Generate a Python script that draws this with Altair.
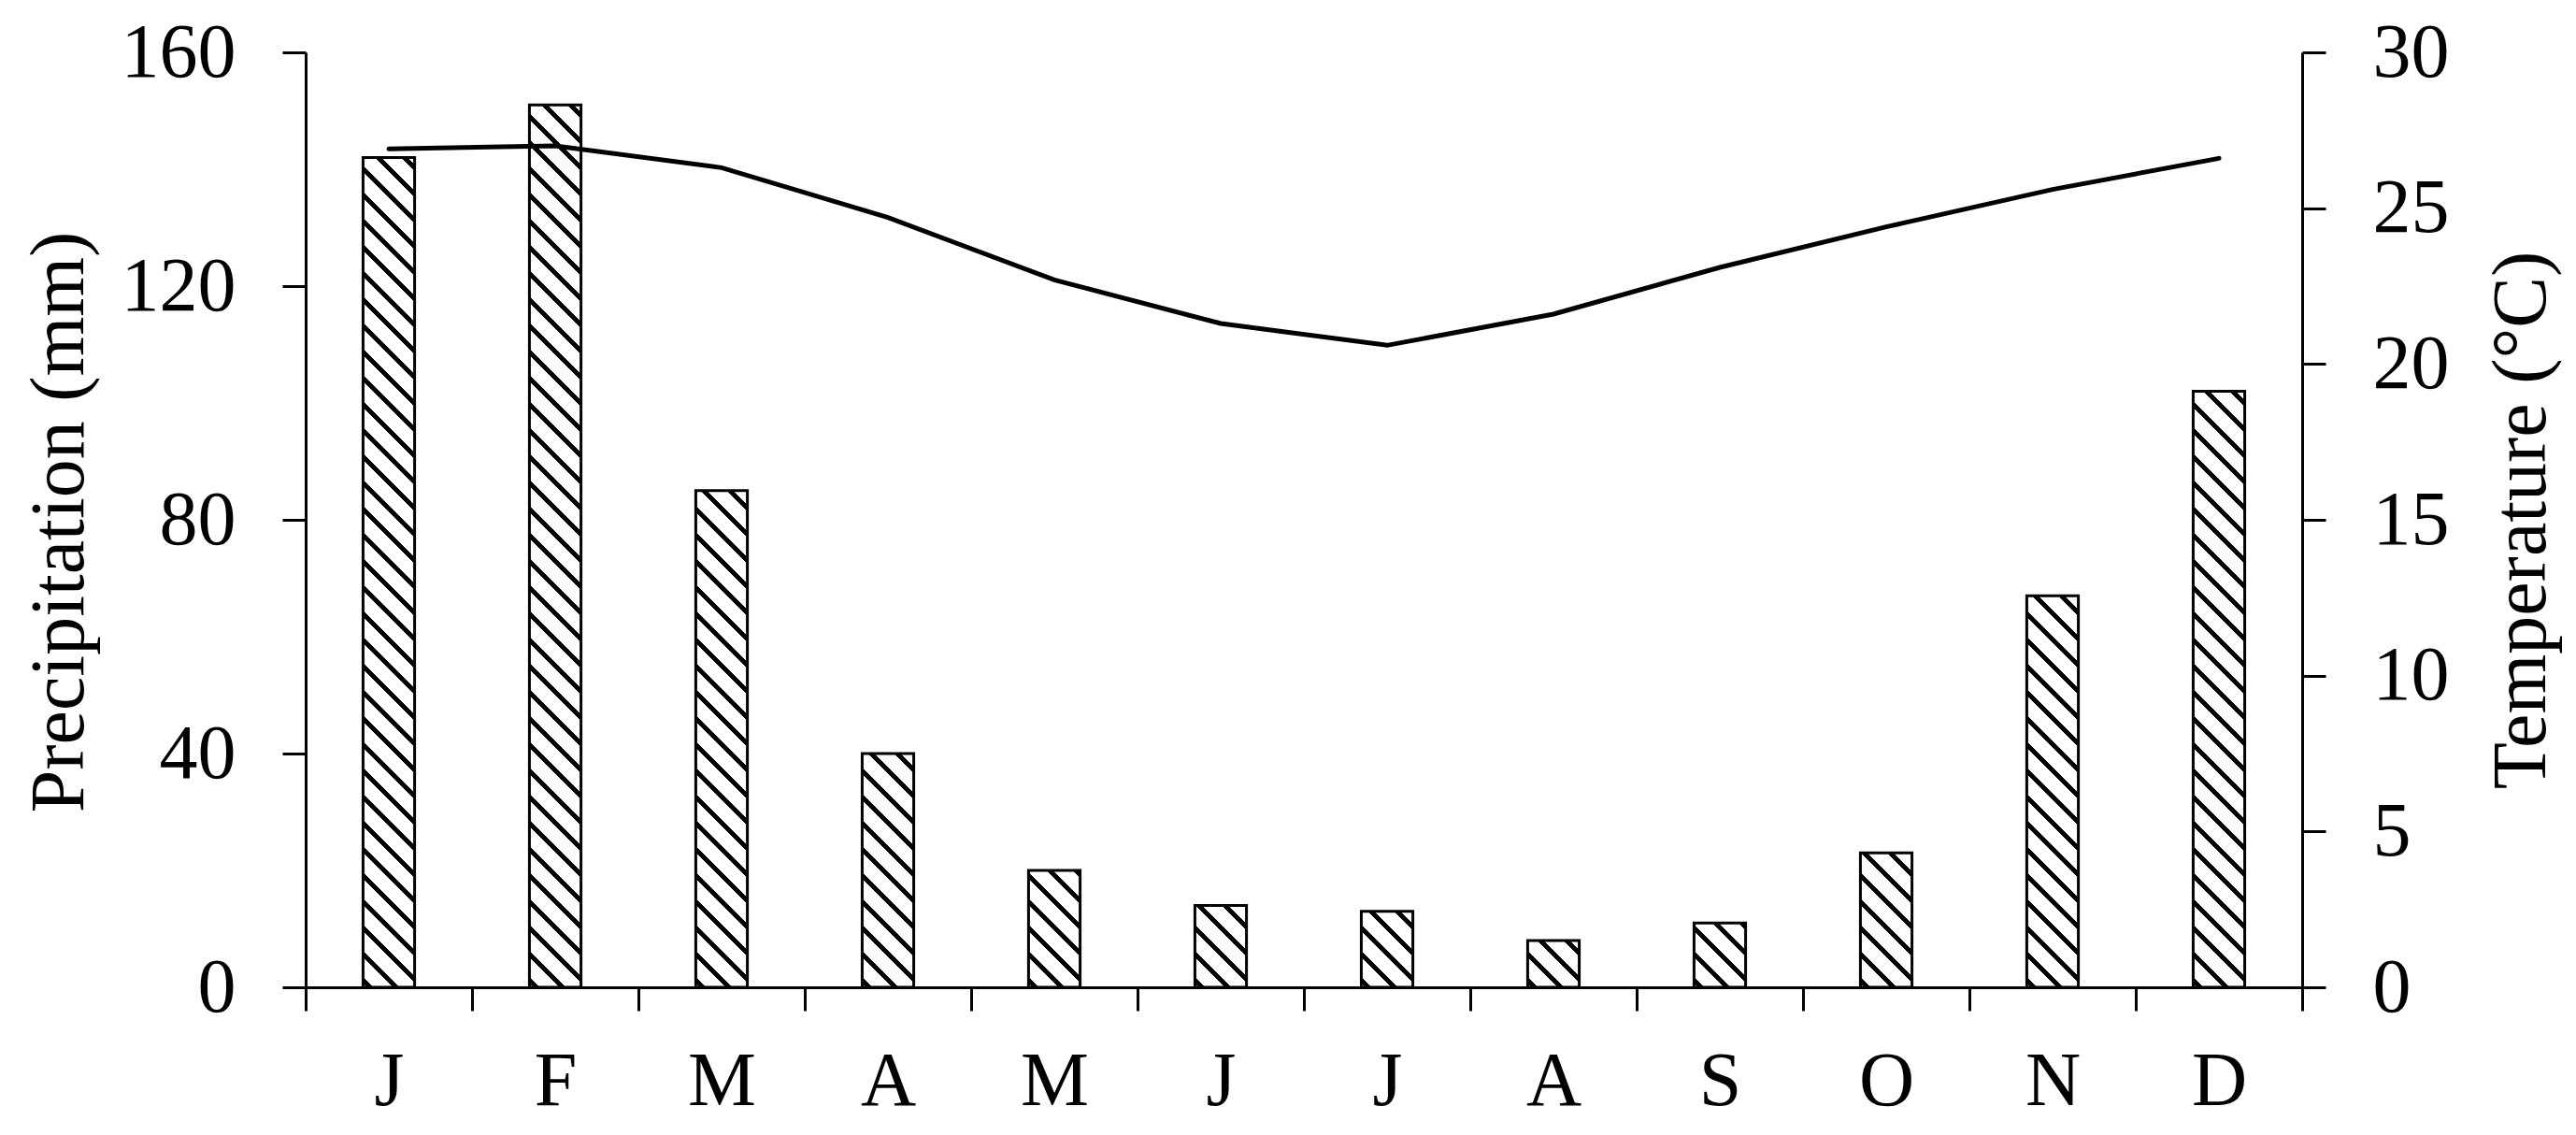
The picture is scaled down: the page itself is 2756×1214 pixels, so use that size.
import json
import altair as alt
import pandas as pd

# ---- data ----
month_keys = list(range(12))
month_labels = ["J", "F", "M", "A", "M", "J", "J", "A", "S", "O", "N", "D"]
precipitation = [142, 151, 85, 40, 20, 14, 13, 8, 11, 23, 67, 102]
temperature = [26.9, 27.0, 26.3, 24.7, 22.7, 21.3, 20.6, 21.6, 23.1, 24.4, 25.6, 26.6]

df = pd.DataFrame({"idx": month_keys, "precip": precipitation, "temp": temperature})

# ---- layout ----
PLOT_W, PLOT_H = 2136, 1000
P_MAX, T_MAX = 160, 30
BAR_FRAC = 0.31
FONT = "Liberation Serif"
FS = 82

band_px = PLOT_W / len(month_keys)
bar_px = BAR_FRAC * band_px


def hatch_fill(value, period=28.0, dark=7.0):
    """Diagonal (\\) hatch built as a striped linear gradient in bbox units."""
    W = bar_px
    H = max(value * PLOT_H / P_MAX, 1.0)
    k = (W + H) / (W * W + H * H)
    total = W + H
    stops = [alt.GradientStop(offset=0, color="white")]
    s = 4.0
    while s < total:
        a = min(s / total, 1.0)
        b = min((s + dark) / total, 1.0)
        stops += [
            alt.GradientStop(offset=round(a, 5), color="white"),
            alt.GradientStop(offset=round(a, 5), color="black"),
            alt.GradientStop(offset=round(b, 5), color="black"),
            alt.GradientStop(offset=round(b, 5), color="white"),
        ]
        s += period
    stops.append(alt.GradientStop(offset=1, color="white"))
    return alt.Gradient(
        gradient="linear",
        stops=stops,
        x1=0,
        y1=1,
        x2=round(W * k, 6),
        y2=round(1 - H * k, 6),
    )


label_expr = f"{json.dumps(month_labels)}[datum.value]"

x_enc = alt.X(
    "idx:O",
    sort=month_keys,
    scale=alt.Scale(paddingInner=0, paddingOuter=0),
    axis=alt.Axis(
        title=None,
        labelAngle=0,
        labelExpr=label_expr,
        tickBand="extent",
        tickSize=25,
        tickWidth=3,
        domainWidth=3,
        labelPadding=35,
        labelBaseline="top",
    ),
)

y_left = alt.Y(
    "precip:Q",
    scale=alt.Scale(domain=[0, P_MAX], nice=False),
    axis=alt.Axis(
        values=[0, 40, 80, 120, 160],
        title="Precipitation (mm)",
        titleAngle=270,
        titleX=-239,
        titleY=502,
        titleAlign="center",
        titleBaseline="alphabetic",
        tickSize=25,
        tickWidth=3,
        domainWidth=3,
        labelPadding=50,
        grid=False,
    ),
)

bars = []
for i, v in zip(month_keys, precipitation):
    bars.append(
        alt.Chart(df)
        .transform_filter(alt.datum.idx == i)
        .mark_bar(
            width=alt.RelativeBandSize(BAR_FRAC),
            fill=hatch_fill(v),
            stroke="black",
            strokeWidth=3,
        )
        .encode(x=x_enc, y=y_left)
    )
bar_layer = alt.layer(*bars)

line = (
    alt.Chart(df)
    .mark_line(color="black", strokeWidth=5, strokeCap="round")
    .encode(
        x=x_enc,
        y=alt.Y(
            "temp:Q",
            scale=alt.Scale(domain=[0, T_MAX], nice=False),
            axis=alt.Axis(
                orient="right",
                values=[0, 5, 10, 15, 20, 25, 30],
                title="Temperature (°C)",
                titleAngle=270,
                titleX=259,
                titleY=500,
                titleAlign="center",
                titleBaseline="alphabetic",
                tickSize=25,
                tickWidth=3,
                domainWidth=3,
                labelPadding=50,
                grid=False,
            ),
        ),
    )
)

chart = (
    alt.layer(bar_layer, line)
    .resolve_scale(y="independent")
    .properties(
        width=PLOT_W,
        height=PLOT_H,
        autosize=alt.AutoSizeParams(type="none"),
        padding={"left": 319, "top": 48, "right": 280, "bottom": 148},
        background="white",
    )
    .configure_view(stroke=None)
    .configure_axis(
        labelFont=FONT,
        titleFont=FONT,
        labelFontSize=FS,
        titleFontSize=FS,
        titleFontWeight="normal",
        labelColor="black",
        titleColor="black",
        domainColor="black",
        tickColor="black",
        grid=False,
    )
)

chart.save("out.html", embed_options={"renderer": "svg", "actions": False})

## Task brief
Identify and copy the lines holding the word "that".

## Response below
Generate a Python script that draws this with Altair.
The picture is scaled down: the page itself is 2756×1214 pixels, so use that size.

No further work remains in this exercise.